Выбрать главу

В течение года своей деревенской жизни Елена как-то особенно развилась и созрела. Она была уже несколько иною, чем при дворе Фридриха, она уже иначе относилась ко всему, что её окружало. Она спокойно и беспристрастно вглядывалась в людей, в их отношения, характеры и нравы. Она начинала узнавать действительную жизнь, и ей бросались в глаза такие явления, каких она совсем даже не замечала в первое время своей брачной жизни. Теперь перед нею уже вставали вопросы о нравственной и общественной морали, о судьбе женщины в семье и обществе, о её действительных обязанностях и правах. Перед нею, наконец, встал роковой вопрос о правах сердца, о любви. В первый раз она сознательно отнеслась к своему сердцу и поняла, как пусто в этом сердце, как мало в нём тепла и счастья. Поняла она также не воображением, не холодными доводами рассудка, а всею кровью, всем существом своим, что ей недостаёт этого тепла и света, недостаёт солнца. Она узнала, что не только может, но должна любить, что это её право, её назначение. Любовь — это солнце жизни. За что же она лишена его? Неразрешимая загадка встала перед нею. Да, она имеет право на любовь, но не имеет права любить. А если бы и имела это право, то кого и как ей любить?
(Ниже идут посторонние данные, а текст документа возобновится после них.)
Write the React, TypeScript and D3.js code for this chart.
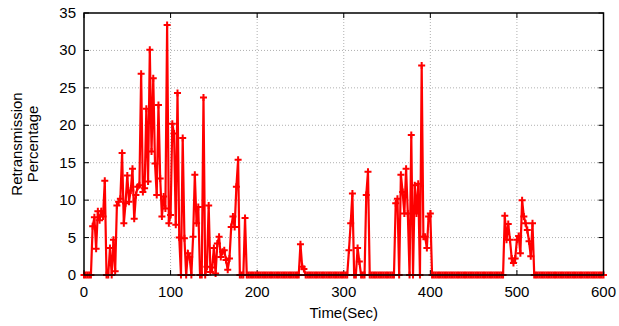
import React from "react";
import * as d3 from "d3";

// Sampling interval of the measurement (seconds between samples)
const SAMPLE_INTERVAL = 2;

// Retransmission percentage per sample, t = 0, 2, 4, ... 600 s
const retransPct: number[] = [
  // 0-58
  0, 0, 0, 0, 0, 6.5, 7.7, 3.5, 8.5, 7.3, 8.5, 7.8, 12.6, 0, 0, 3.6, 0, 4.7, 0.5, 9.3,
  9.8, 10.2, 16.3, 6.9, 9.6, 13.3, 9.8, 11.3, 14.2, 7.5,
  // 60-118
  10.7, 11.8, 12.0, 26.9, 11.1, 11.6, 22.2, 12.5, 30.1, 16.5, 26.3, 14.9, 10.7, 22.7, 12.9, 7.8,
  10.5, 8.9, 33.4, 6.9, 8.0, 20.2, 18.9, 6.7, 24.3, 5.0, 0, 18.3, 4.9, 0,
  // 120-178
  2.9, 2.4, 0, 5.1, 13.4, 6.9, 9.1, 0, 0, 23.7, 0, 1.1, 9.3, 0.4, 1.0, 3.6, 0.2, 4.2, 5.1, 2.4,
  3.1, 3.3, 2.0, 0.7, 2.2, 6.4, 7.8, 6.4, 11.8, 15.4,
  // 180-238
  0, 0, 0, 7.6, 0, 0, 0, 0, 0, 0, 0, 0, 0, 0, 0, 0, 0, 0, 0, 0,
  0, 0, 0, 0, 0, 0, 0, 0, 0, 0,
  // 240-298
  0, 0, 0, 0, 0, 4.1, 1.1, 0.8, 0, 0, 0, 0, 0, 0, 0, 0, 0, 0, 0, 0,
  0, 0, 0, 0, 0, 0, 0, 0, 0, 0,
  // 300-358
  0, 0, 0, 3.3, 6.9, 10.9, 0, 0, 3.6, 1.8, 0, 0, 0, 10.7, 13.8, 0, 0, 0, 0, 0,
  0, 0, 0, 0, 0, 0, 0, 0, 0, 0,
  // 360-418
  9.6, 10.2, 0, 13.4, 11.1, 8.2, 14.2, 8.2, 0, 18.7, 0, 12.0, 8.2, 12.2, 0, 28.0, 5.1, 5.1, 3.6, 7.8,
  8.2, 0, 0, 0, 0, 0, 0, 0, 0, 0,
  // 420-478
  0, 0, 0, 0, 0, 0, 0, 0, 0, 0, 0, 0, 0, 0, 0, 0, 0, 0, 0, 0,
  0, 0, 0, 0, 0, 0, 0, 0, 0, 0,
  // 480-538
  0, 0, 0, 7.9, 4.7, 6.8, 4.7, 2.2, 1.6, 2.2, 4.7, 5.2, 2.9, 10.0, 7.8, 6.9, 6.0, 4.5, 2.5, 6.9,
  0, 0, 0, 0, 0, 0, 0, 0, 0, 0,
  // 540-600
  0, 0, 0, 0, 0, 0, 0, 0, 0, 0, 0, 0, 0, 0, 0, 0, 0, 0, 0, 0,
  0, 0, 0, 0, 0, 0, 0, 0, 0, 0, 0,
];

const xTicks = [0, 100, 200, 300, 400, 500, 600];
const yTicks = [0, 5, 10, 15, 20, 25, 30, 35];
const xLabel = "Time(Sec)";
const yLabelLines = ["Retransmission", "Percentage"];

const W = 619;
const H = 326;
const M = { left: 84, right: 15.5, top: 13, bottom: 51 };
const FONT = "'Liberation Sans', Arial, Helvetica, sans-serif";

export default function App() {
  const iw = W - M.left - M.right;
  const ih = H - M.top - M.bottom;
  const x = d3.scaleLinear().domain([0, 600]).range([M.left, M.left + iw]);
  const y = d3.scaleLinear().domain([0, 35]).range([M.top + ih, M.top]);

  const pts = retransPct.map((v, i) => [i * SAMPLE_INTERVAL, v] as [number, number]);
  const line = d3
    .line<[number, number]>()
    .x((d) => x(d[0]))
    .y((d) => y(d[1]));

  const red = "#ff0000";
  const tickLen = 5;
  const left = M.left;
  const right = M.left + iw;
  const top = M.top;
  const bottom = M.top + ih;
  const ms = 3.5;
  const fs = 15;

  return (
    <svg
      width={W}
      height={H}
      style={{ position: "absolute", left: 0, top: 0, display: "block", background: "#fff" }}
      fontFamily={FONT}
    >
      {/* grid */}
      {xTicks
        .filter((t) => t > 0 && t < 600)
        .map((t) => (
          <line
            key={"gx" + t}
            x1={x(t)}
            x2={x(t)}
            y1={top}
            y2={bottom}
            stroke="#b0b0b0"
            strokeWidth={1}
            strokeDasharray="1,2"
          />
        ))}
      {yTicks
        .filter((t) => t > 0 && t < 35)
        .map((t) => (
          <line
            key={"gy" + t}
            x1={left}
            x2={right}
            y1={y(t)}
            y2={y(t)}
            stroke="#b0b0b0"
            strokeWidth={1}
            strokeDasharray="1,2"
          />
        ))}

      {/* ticks */}
      {xTicks.map((t) => (
        <g key={"tx" + t}>
          <line x1={x(t)} x2={x(t)} y1={bottom} y2={bottom - tickLen} stroke="#000" strokeWidth={1} />
          <line x1={x(t)} x2={x(t)} y1={top} y2={top + tickLen} stroke="#000" strokeWidth={1} />
          <text x={x(t)} y={bottom + 22} textAnchor="middle" fontSize={fs} fill="#000">
            {t}
          </text>
        </g>
      ))}
      {yTicks.map((t) => (
        <g key={"ty" + t}>
          <line x1={left} x2={left + tickLen} y1={y(t)} y2={y(t)} stroke="#000" strokeWidth={1} />
          <line x1={right} x2={right - tickLen} y1={y(t)} y2={y(t)} stroke="#000" strokeWidth={1} />
          <text x={left - 8} y={y(t) + 5} textAnchor="end" fontSize={fs} fill="#000">
            {t}
          </text>
        </g>
      ))}

      {/* data line */}
      <path d={line(pts) || ""} fill="none" stroke={red} strokeWidth={2.2} strokeLinejoin="miter" />
      {pts.map((d, i) => (
        <path
          key={"m" + i}
          d={`M${x(d[0]) - ms},${y(d[1])}H${x(d[0]) + ms}M${x(d[0])},${y(d[1]) - ms}V${y(d[1]) + ms}`}
          stroke={red}
          strokeWidth={2}
          fill="none"
        />
      ))}

      {/* frame */}
      <rect x={left} y={top} width={iw} height={ih} fill="none" stroke="#000" strokeWidth={1.5} />

      {/* labels */}
      <text x={(left + right) / 2} y={H - 8} textAnchor="middle" fontSize={fs} fill="#000">
        {xLabel}
      </text>
      <g transform={`translate(22, ${(top + bottom) / 2}) rotate(-90)`}>
        <text x={0} y={0} textAnchor="middle" fontSize={fs} fill="#000">
          {yLabelLines[0]}
        </text>
        <text x={0} y={16} textAnchor="middle" fontSize={fs} fill="#000">
          {yLabelLines[1]}
        </text>
      </g>
    </svg>
  );
}
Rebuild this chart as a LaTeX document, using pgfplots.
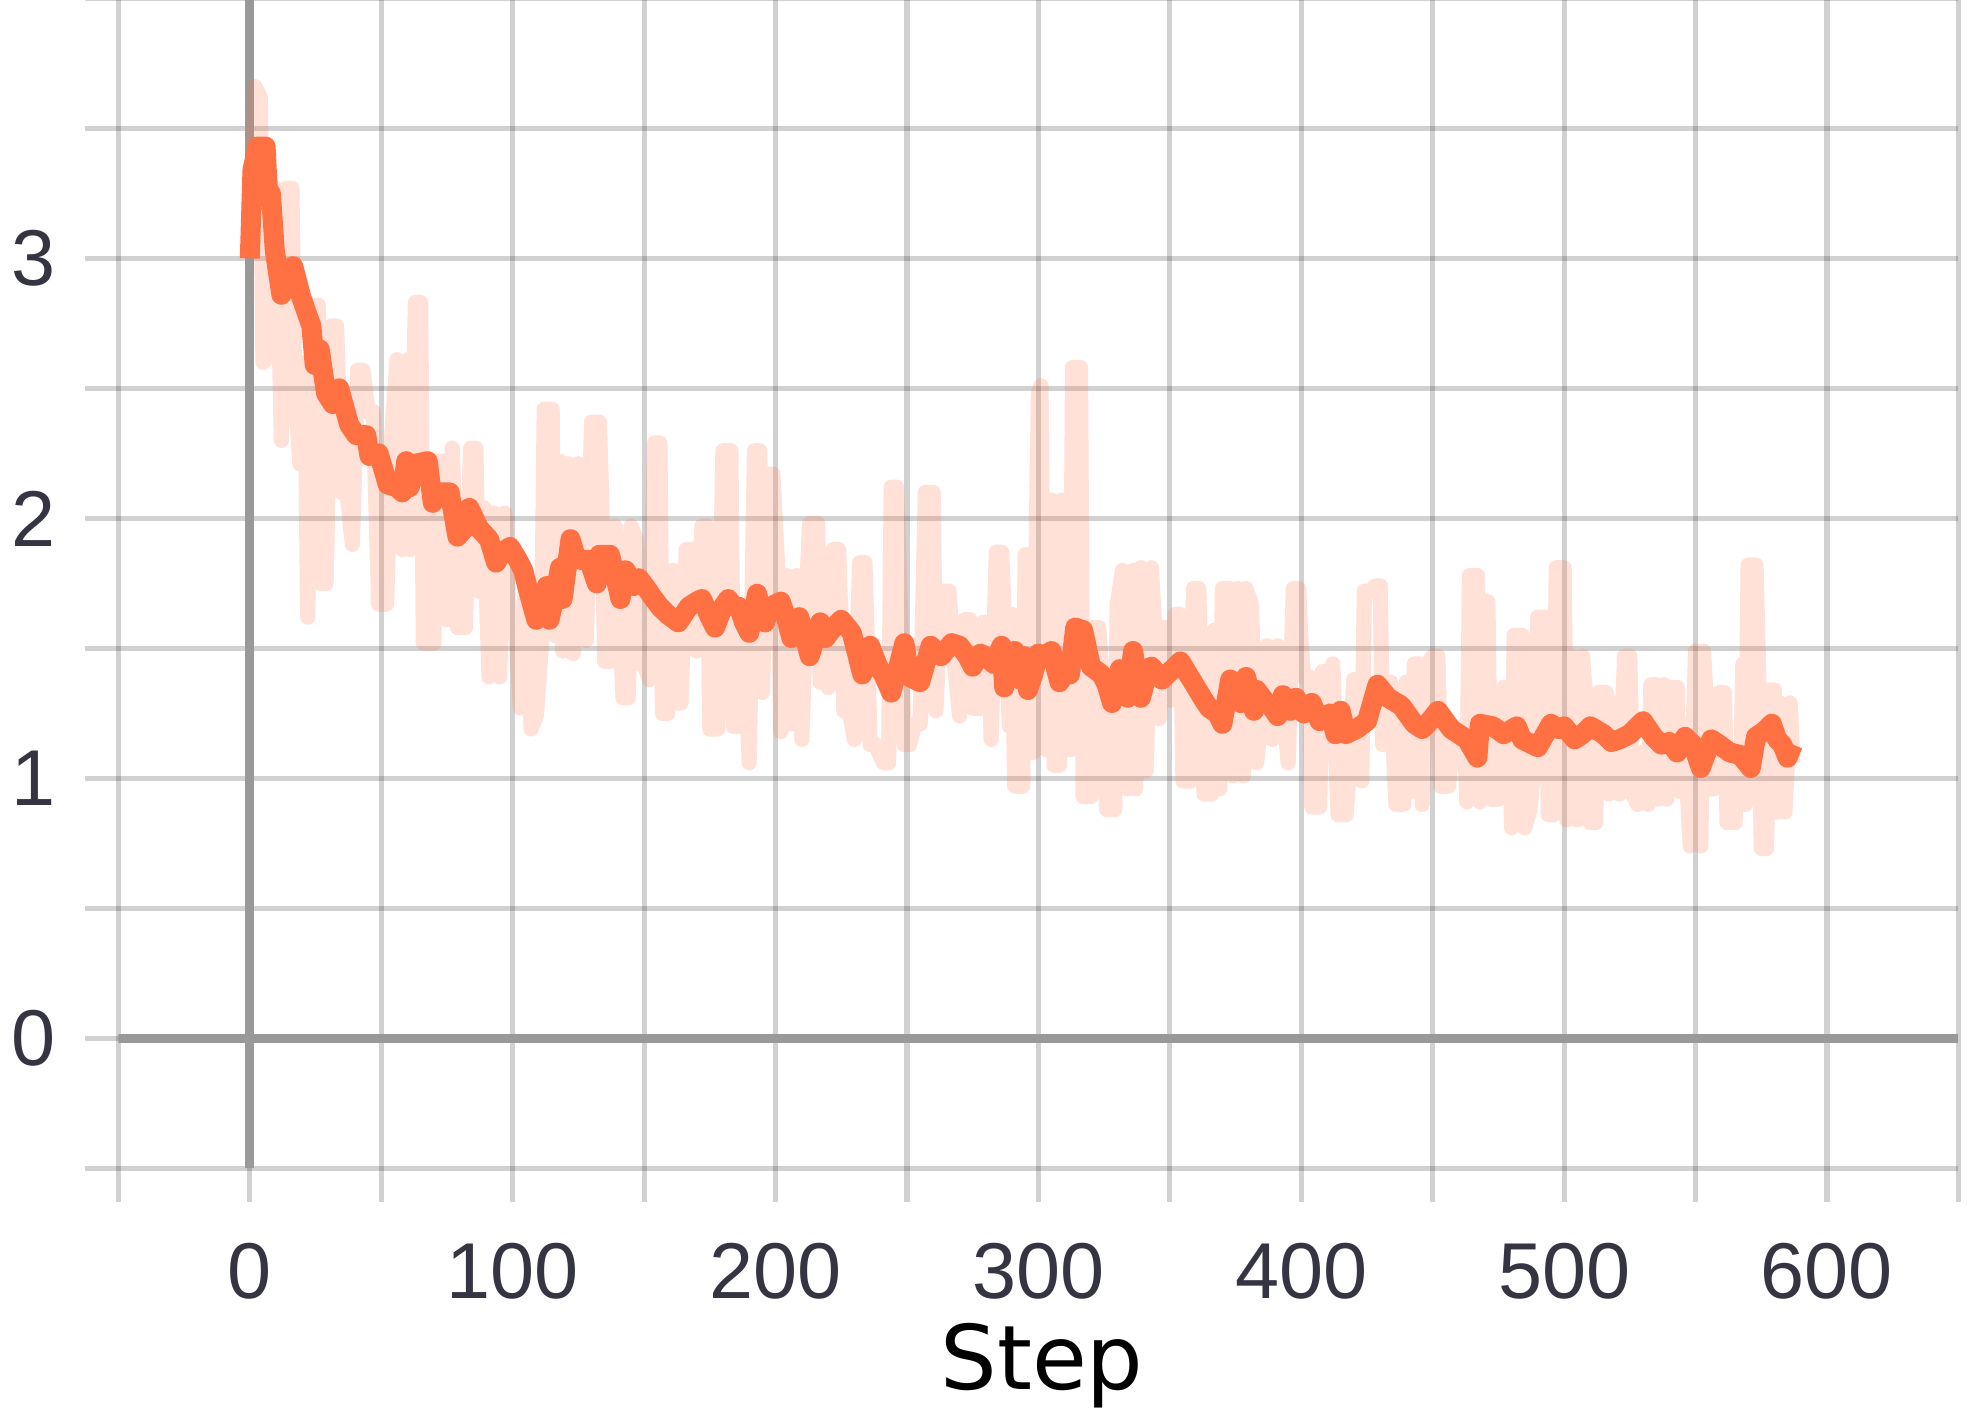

До сих пор она только смеялась над всеми своими светскими поклонниками, иногда они её забавляли. Теперь она начинала в них вглядываться и их оценивать. Сразу вычеркнув тех, кто при первой же перекличке оказался недостойным её внимания и не мог ровно ничем заинтересовать её, она всё же очутилась лицом к лицу с довольно многочисленной толпой более или менее интересных, стоящих внимания людей. Каждый из этих людей (она не могла этого не чувствовать) глядел на неё особенными глазами. Каждый из них приходил в особенное состояние от малейшего знака внимания с её стороны и малейшей её улыбки. Она была слишком хороша и блистательна, чтобы могла быть иначе, слишком умна, чтобы на этот счёт ошибаться.

Она внимательно разглядела своих поклонников, и первый вывод, ею сделанный, был в их пользу. Все они от первого до последнего, оказывались несравненно интереснее, несравненно ей симпатичнее её мужа. С каждым из них она, наверное, была бы несчастлива, но достаточно спокойна.

Однако этот первый вывод, сделанный ею, не мог её заставить хоть сколько-нибудь серьёзно увлечься кем-либо. Для неё уже давно стало ясно и очевидно, что не только в Вене, не только в Италии, в Риме, где она уже прожила полгода, но даже и в патриархальном обществе берлинского двора женщины, за весьма малыми исключениями, очень легкомысленны, очень испорчены и легко смотрят на нравственность. Даже с виду необыкновенно чопорные, холодные и неприступные молодые дамы под сурдинкой позволяют себе все что угодно. Она знала много интимных историй, знала много самых грубых нарушений супружеской верности и видела, что все общественное мнение сводится единственно к требованию прятать концы в воду, не бросаться в глаза, не переходить известной, очень тонкой, едва заметной черты, за которой начнётся скандал.

Перейти за эту черту, которую и разглядеть-то можно разве при особенно изощрённом зрении, — и не только действительный проступок, настоящее нарушение нравственности, но и всякая неловкость, всякая поправимая ошибка превращается в громадную вину и вызывают общественную кару. Оставаться в пределах этой черты — и даже преступление извиняется, можно делать что угодно безнаказанно, не вредя себе во мнении строгого общества, оставаясь на своём месте, со всеми своими правами и преимуществами. Ровно ничего не значит, что все шито белыми нитками и составляет le secret polichinel. Общество посмеивается, пожимает плечами, тихомолком злословит, а всё же допускает, извиняет, смотрит сквозь пальцы. Тут взаимное молчаливое согласие в интересах друг друга, взаимные уступки.

Графиня Елена долго и серьёзно вдумывалась в это, вспоминала всё, что видела и слышала, и перед нею проходили минутные капризы, увлечения, ошибки, грубая безнравственность, обман и ложь. Но она не знала ни одного примера истинной, беззаветной и всепоглощающей страстной любви, того чувства, которому, как она думала и верила, многое и многое может проститься.

Она хорошо знала, что на её месте, в её обстоятельствах, большинство известных ей молодых женщин, не задумываясь, выбрали бы из среды своих поклонников более подходящего, увлеклись бы им, потом перешли бы к другому, к третьему — и оправдывали бы себя, и оправдали бы. Но она никак не была в состоянии поступать таким образом. Граф мог быть ею очень недоволен, мог считать её испорченной натурой, а между тем в ней было истинное и редкое качество: она сохранила в себе ту нравственную чистоту, то гордое чувство собственного достоинства, которое составляет высшую силу и прелесть женщины.